23 February 2018

The Atlantic: The Rise of the Anti-Liberals

Wherever I go and wherever I’ve lived, there are others, from all over the world, who I can easily connect with—“anywheres” of the center-left and center-right who share a similar disposition. They don’t really have a local community or “home” they feel particularly strongly about. They tend to have graduate degrees; be interested in politics; speak various languages; avoid sports-related conversations; and be vaguely privileged financially (it’s never entirely clear how privileged). Perhaps most importantly, they are suspicious of happy people but especially earnest people. No one’s particularly religious, but if they are, they’re probably members of a minority group, usually Muslims or Jews, which makes it okay. No one’s perfect, of course, but such are the people of my “tribe.” [...]

Self-professed liberals often describe liberalism as indifferent to how we live our lives, so that liberalism effectively serves as a kind of referee or neutral bystander. But this does not necessarily entail ideological neutrality, since liberalism itself emerges from a set of ideological and philosophical assumptions regarding religion, human nature, and the state. Liberalism only offers neutrality within itself. (Political liberalism, as expounded by John Rawls, is based on the “veil of ignorance”—the notion that the founders of a new polity are free to construct their own society without any knowledge of their future position and without any distinctive set of preferences or values. But, as the philosopher Lenn Goodman writes, “Every one of Rawls’s choosers is trapped in a liberal society. … They are not free to construct a value system for themselves.”) [...]

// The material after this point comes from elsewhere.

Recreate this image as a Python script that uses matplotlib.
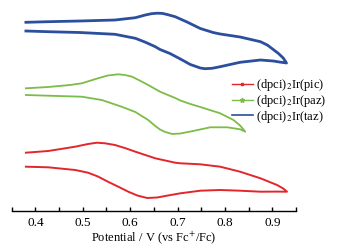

All transformations, even largely good ones, come at a cost. Most Americans and Europeans, including those who benefit most from the liberal status quo, understand that something is not quite right. Take our unprecedented levels of inequality, which are only likely to grow. But the incentives for meritocratic elites to do anything serious about it—Deneen suggests a rather unappealing “household economics” model while social democrats like Matt Bruenig propose “social wealth funds”—are limited. Liberals are the new conservatives.